Another tough one was going by her classroom today. I wanted to talk to her so bad...

Wednesday, May 03, 2006

I was fine all day today, until I went to my aunt's school webpage. She wrote a letter to her students three days before she died, and in it she talks about how last week she celebrated her 3rd year of health since her colon cancer diagnosis.

And then I saw a letter from the principal about my aunt's death.

I don't know how I will ever be able to deal with this. I know she is dead, but I still cannot imagine anything without her.

I think about the particular way she talked. I wonder what will happen to the house. Without the hours of gardening my aunt put in, her beautiful garden will be overtaken with weeds in a few weeks.

My uncle consented to an autopsy, which I am grateful for. Originally, it wasn't going to happen, and it would have been even more awful for me and my family to not know what happened. I want to know. I don't want to go on telling people that she was healthy and collapsed while hiking. It doesn't make sense.

I fly out for the funeral on Friday morning.

(My aunt who died is the second on the left in that picture. That is a photo of the four sisters that I took in December.)

Monday, May 01, 2006


I don't really know what to say.

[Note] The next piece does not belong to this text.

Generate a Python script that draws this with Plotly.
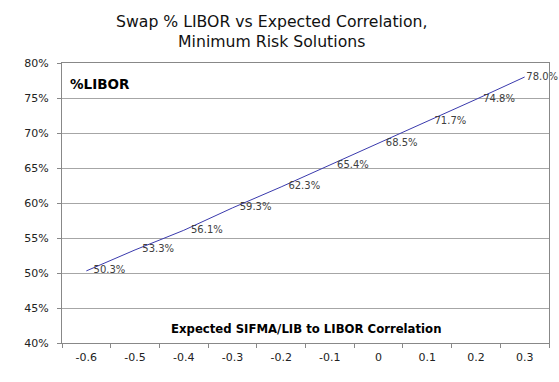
import plotly.graph_objects as go

correlation = ["-0.6", "-0.5", "-0.4", "-0.3", "-0.2", "-0.1", "0", "0.1", "0.2", "0.3"]
pct_libor = [0.503, 0.533, 0.561, 0.593, 0.623, 0.654, 0.685, 0.717, 0.748, 0.780]
labels = [f"{v*100:.1f}%" for v in pct_libor]

font_family = "DejaVu Sans, Verdana, sans-serif"

# invisible markers only to set label offset; last label sits closer to its point
marker_sizes = [10] * (len(pct_libor) - 1) + [1]

fig = go.Figure()
fig.add_trace(go.Scatter(
    x=correlation, y=pct_libor, mode="lines+markers+text",
    line=dict(color="#3a3aad", width=1),
    marker=dict(size=marker_sizes, color="rgba(0,0,0,0)", opacity=0,
                line=dict(width=0, color="rgba(0,0,0,0)")),
    text=labels, textposition="middle right",
    textfont=dict(family=font_family, size=10, color="#404040"),
    showlegend=False, cliponaxis=False, hoverinfo="skip",
))

fig.update_layout(
    width=559, height=382,
    margin=dict(l=62, r=10, t=63, b=39),
    paper_bgcolor="white", plot_bgcolor="white",
    font=dict(family=font_family, size=11, color="#222"),
    xaxis=dict(type="category", range=[-0.5, len(correlation) - 0.5],
               tickson="boundaries", ticks="outside", ticklen=4,
               tickcolor="#888", showgrid=False, showline=True, linecolor="#888",
               mirror=True, zeroline=False, ticklabelstandoff=4,
               tickfont=dict(size=11, color="#222")),
    yaxis=dict(range=[0.4, 0.8], dtick=0.05, tickformat=".0%", ticks="outside",
               ticklen=4, tickcolor="#888", showgrid=True, gridcolor="#a6a6a6",
               showline=True, linecolor="#888", mirror=True, zeroline=False,
               ticklabelstandoff=6,
               tickfont=dict(size=11, color="#222")),
    annotations=[
        dict(text="Swap % LIBOR vs Expected Correlation,<br>Minimum Risk Solutions",
             xref="paper", yref="paper", x=0.431, y=1.111,
             xanchor="center", yanchor="middle", showarrow=False,
             font=dict(family=font_family, size=15.7, color="#111")),
        dict(text="<b>%LIBOR</b>", xref="paper", yref="paper", x=0.012, y=0.925,
             xanchor="left", yanchor="middle", showarrow=False,
             font=dict(family=font_family, size=13.5, color="#000")),
        dict(text="<b>Expected SIFMA/LIB to LIBOR Correlation</b>", xref="paper", yref="paper",
             x=0.5, y=0.05, xanchor="center", yanchor="middle", showarrow=False,
             font=dict(family=font_family, size=11.7, color="#000")),
    ],
)

fig.write_html("out.html", config={"displayModeBar": False},
               post_script="document.body.style.margin='0';")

This all keeps tumbling through my head and once every hour or so I burst into tears.

I went to my parent's house for a friend's wedding- I was the maid of honor- and while I was at the rehearsal my aunt died out in the woods. She was 53. She was, as far as I know, perfectly healthy. She was hiking with friends and suddenly collapsed...

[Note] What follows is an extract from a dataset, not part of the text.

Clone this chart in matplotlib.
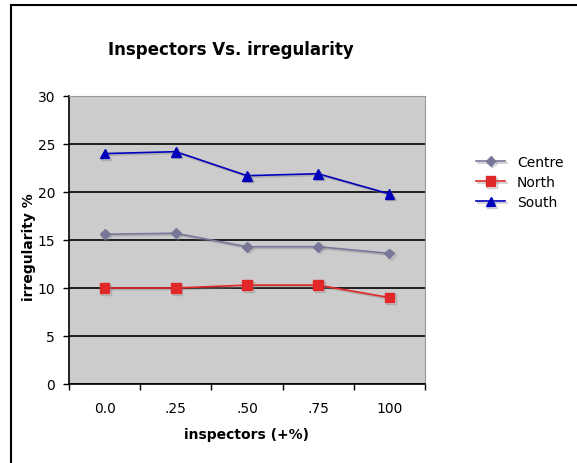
import matplotlib
matplotlib.use("Agg")
import matplotlib.pyplot as plt
import matplotlib.patheffects as pe
from matplotlib.lines import Line2D

categories = ["0.0", ".25", ".50", ".75", "100"]
centre = [15.6, 15.7, 14.3, 14.3, 13.6]
north = [10.0, 10.0, 10.3, 10.3, 9.0]
south = [24.0, 24.2, 21.7, 21.9, 19.8]

fig = plt.figure(figsize=(5.77, 4.64), dpi=100)
fig.patch.set_facecolor("white")
ax = fig.add_axes([69/577, 1-385/464, 356/577, 288/464])
ax.set_facecolor("#cccccc")

x = list(range(len(categories)))
shadow = [pe.SimpleLineShadow(offset=(1.2, -1.2), shadow_color="gray", alpha=0.4), pe.Normal()]
ax.plot(x, centre, color="#777799", marker="D", markersize=5, lw=1.2, label="Centre", path_effects=shadow)
ax.plot(x, north, color="#e02828", marker="s", markersize=7, lw=1.2, label="North", path_effects=shadow)
ax.plot(x, south, color="#0000bb", marker="^", markersize=7, lw=1.2, label="South", path_effects=shadow)

ax.set_xlim(-0.5, len(categories)-0.5)
ax.set_ylim(0, 30)
ax.set_yticks([0, 5, 10, 15, 20, 25, 30])
ax.yaxis.grid(True, color="black", lw=1.2)
ax.set_axisbelow(True)
ax.set_xticks(x)
ax.set_xticklabels(categories, fontsize=10)
ax.set_xticks([i - 0.5 for i in range(len(categories)+1)], minor=True)
ax.tick_params(axis="x", which="major", length=0, pad=12)
ax.tick_params(axis="x", which="minor", length=4, width=1, direction="out")
ax.tick_params(axis="y", length=4, width=1, labelsize=10, pad=6)
for s in ["top", "right"]:
    ax.spines[s].set_color("#999999")
for s in ["left", "bottom"]:
    ax.spines[s].set_color("black")
    ax.spines[s].set_linewidth(1.2)

ax.set_xlabel("inspectors (+%)", fontsize=10, fontweight="bold", labelpad=9)
ax.set_ylabel("irregularity %", fontsize=10, fontweight="bold")
ax.yaxis.set_label_coords(-0.092, 0.48)
fig.text(231/577, 1-50/464, "Inspectors Vs. irregularity", fontsize=12, fontweight="bold",
         ha="center", va="center")

leg = fig.legend(loc="center left", bbox_to_anchor=(476/577, 1-183/464), frameon=False, fontsize=10,
                 handlelength=2.1, handletextpad=0.85, labelspacing=0.45, borderaxespad=0, borderpad=0)

fig.add_artist(Line2D([11/577, 11/577], [0, 1-6/464], color="black", lw=1.5, transform=fig.transFigure))
fig.add_artist(Line2D([11/577, 1], [1-6/464, 1-6/464], color="black", lw=1.5, transform=fig.transFigure))

fig.savefig("out.png", dpi=100)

I cried all night after I got home and my parents told me what happened. I woke up, I put hemmoroid cream on my eyes to try and reduce the swelling, and then I spent 7 hours smiling for photos and feeling like I was going to throw up or cry.

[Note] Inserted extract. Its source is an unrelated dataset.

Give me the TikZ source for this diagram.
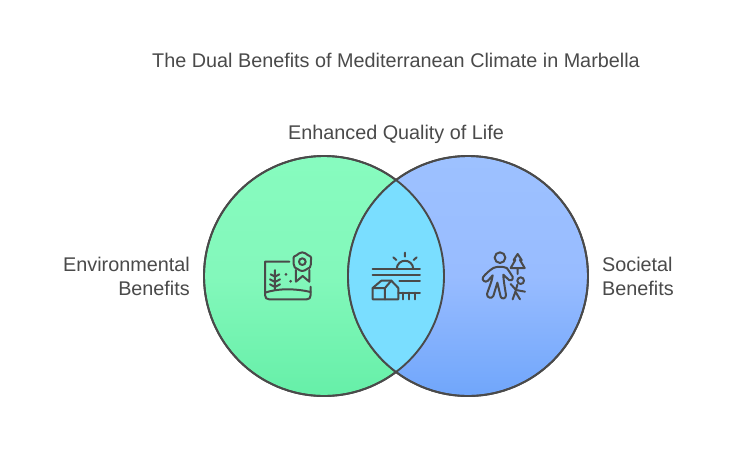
\documentclass[tikz,border=0pt]{standalone}
\usepackage{fontspec}
\setmainfont{Liberation Sans}
\definecolor{ink}{HTML}{4A4A4A}
\definecolor{greenT}{HTML}{87FBBF}
\definecolor{greenM}{HTML}{83F8BB}
\definecolor{greenB}{HTML}{66EFA8}
\definecolor{blueT}{HTML}{9DC1FF}
\definecolor{blueM}{HTML}{98BCFF}
\definecolor{blueB}{HTML}{70A6FB}
\definecolor{lens}{HTML}{7ADEFF}
\tikzset{
  lbl/.style={text=ink,font=\fontsize{19.8}{24}\selectfont,inner sep=0pt},
  ring/.style={circle,minimum size=240pt,inner sep=0pt,draw=ink,line width=1.9pt},
  ico/.style={draw=ink,line width=2pt,line cap=round,line join=round},
  icoframe/.style={x=0.3333pt,y=-0.3333pt}
}
\begin{document}
\begin{tikzpicture}[x=1pt,y=-1pt]
\useasboundingbox (0,0) rectangle (748,456);
\fill[white] (0,0) rectangle (748,456);
\node[ring,top color=greenT,bottom color=greenB,middle color=greenM] (envc) at (324,276) {};
\node[ring,top color=blueT,bottom color=blueB,middle color=blueM] (socc) at (468,276) {};
\begin{scope}
  \clip (324,276) circle [radius=120];
  \fill[lens] (468,276) circle [radius=120];
\end{scope}
\node[ring] (envo) at (324,276) {};
\node[ring] (soco) at (468,276) {};
\node[lbl,anchor=center] (title) at (396,60.5) {The Dual Benefits of Mediterranean Climate in Marbella};
\node[lbl,anchor=center] (top) at (396,134) {Enhanced Quality of Life};
\node[lbl,anchor=east,align=right] (env) at (190,276.5) {Environmental\\Benefits};
\node[lbl,anchor=west,align=left] (soc) at (602,276.5) {Societal\\Benefits};
% environment icon
\begin{scope}[shift={(250,240)},icoframe]
  \draw[ico] (118,65) -- (45,65) -- (45,165) .. controls (45,174) and (50,178) .. (58,178) -- (170,178) .. controls (178,178) and (182,174) .. (182,165) -- (182,140);
  \draw[ico] (45,158) .. controls (80,146) and (130,144) .. (182,156);
  \draw[ico] (75,90) -- (75,150) (62,103) -- (75,110) -- (88,103) (60,118) -- (75,126) -- (90,118) (60,133) -- (75,141) -- (90,133);
  \fill[ink] (108,103) circle [radius=4.5] (122,124) circle [radius=4.5];
  \draw[ico] (157,65) circle [radius=10];
  \draw[ico] (157,37) .. controls (166,37) and (169,43) .. (173,45) .. controls (179,46) and (186,51) .. (183,60) .. controls (182,64) and (185,68) .. (183,72) .. controls (185,81) and (176,86) .. (171,87) .. controls (166,89) and (163,94) .. (157,93) .. controls (151,94) and (148,89) .. (143,87) .. controls (138,86) and (129,81) .. (131,72) .. controls (129,68) and (132,64) .. (131,60) .. controls (128,51) and (135,46) .. (141,45) .. controls (145,43) and (148,37) .. (157,37) -- cycle;
  \draw[ico] (138,90) -- (138,125) -- (158,108) -- (178,125) -- (178,90);
\end{scope}
% shared icon
\begin{scope}[shift={(360,240)},icoframe]
  \draw[ico] (110,87) .. controls (112,54) and (158,54) .. (160,87);
  \draw[ico] (135,38) -- (135,50) (100,52) -- (109,60) (170,52) -- (161,60);
  \draw[ico] (38,87) -- (180,87) (38,104) -- (180,104) (118,122) -- (180,122) (115,158) -- (180,158);
  \draw[ico] (128,158) -- (128,178) (146,158) -- (146,178) (164,158) -- (164,178);
  \draw[ico] (38,178) -- (38,144) -- (64,122) -- (94,122) -- (115,144) -- (115,178) -- cycle;
  \draw[ico] (38,144) -- (75,144) -- (75,178) (75,144) -- (94,122);
\end{scope}
% society icon
\begin{scope}[shift={(470,240)},icoframe]
  \draw[ico] (90,53) circle [radius=16];
  \draw[ico] (70,84) .. controls (80,79) and (100,79) .. (110,84) .. controls (116,90) and (122,102) .. (128,110) .. controls (130,120) and (122,124) .. (117,120) -- (100,104) .. controls (100,120) and (106,150) .. (108,166) .. controls (108,177) and (94,178) .. (92,170) -- (82,128) -- (70,168) .. controls (66,177) and (50,174) .. (51,162) .. controls (56,145) and (66,125) .. (68,106) -- (54,122) .. controls (46,130) and (34,120) .. (39,112) .. controls (46,102) and (60,90) .. (70,84) -- cycle;
  \draw[ico] (143,42) -- (155,60) -- (150,60) -- (164,84) -- (122,84) -- (136,60) -- (131,60) -- cycle (143,84) -- (143,102);
  \draw[ico] (152,122) circle [radius=10];
  \draw[ico] (122,132) -- (138,150) -- (165,155) (142,134) -- (138,150) -- (128,178) (138,158) -- (150,178);
\end{scope}
\end{tikzpicture}
\end{document}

It was horrible. I don't understand why she had to die. She was young! healthy! She had taken the place of my grandparents and opened her home so that the four sisters and their families could still all be together. I don't think that the worst of this will hit me until I see my mom with two sisters instead of three.

That side of my family has always been especially close, and I can not picture how things will be without my aunt. She was my favorite relative, something that I first really thought about only a week ago. I was going to call her this week to talk about my students, and about how our moon journals were going. (I got all my moon journals things from her.) Now I suppose I don't need to return the box of moon journals things that I have in the back of my car. I have a book of hers that I never read and never remembered to give back. I have a note pinned to my message board reminding me to call aunt barb and get some recipies from her. There is an email in my inbox from her that says "hello darling -aunt barby." Why did she email me that? I can't remember.

I wish I had gone to be with my family on Easter. I didn't because of the wedding. I had to go to southern california two weekends in a row, and doing the drive for Easter seemed like too much. I wish so much that I had been there.

I talk about her with my students all the time. I always say things about how my Aunt who teaches 5th grade does this or that, and half of the things in my classroom I owe to her. What do I say? My aunt who "taught" 5th grade?

This morning I tried to tell my students that I had had a hard weekend, but I almost cried when I told them that I had a "Garfunkel day." Garfunkel is a little paper man that folds up to illustrate how "folded up" and sad we feel when bad things happen. I stole the idea for him from my aunt too. I will never be as lovely, patient, and wonderful as she was with her students. They loved her so much. I don't know how those little kids are going to get through the rest of the year without her. I imagine there are grief counselors all over her school today.

The only good thing about this is that she died outside, doing what she loved. I still have the Christmas card from my aunt and uncle sitting out. There is a picture of them sitting on the edge of a cliff, and my aunt writes about how much she loved to hike. Every time I think about her dying out in the hills, I cry.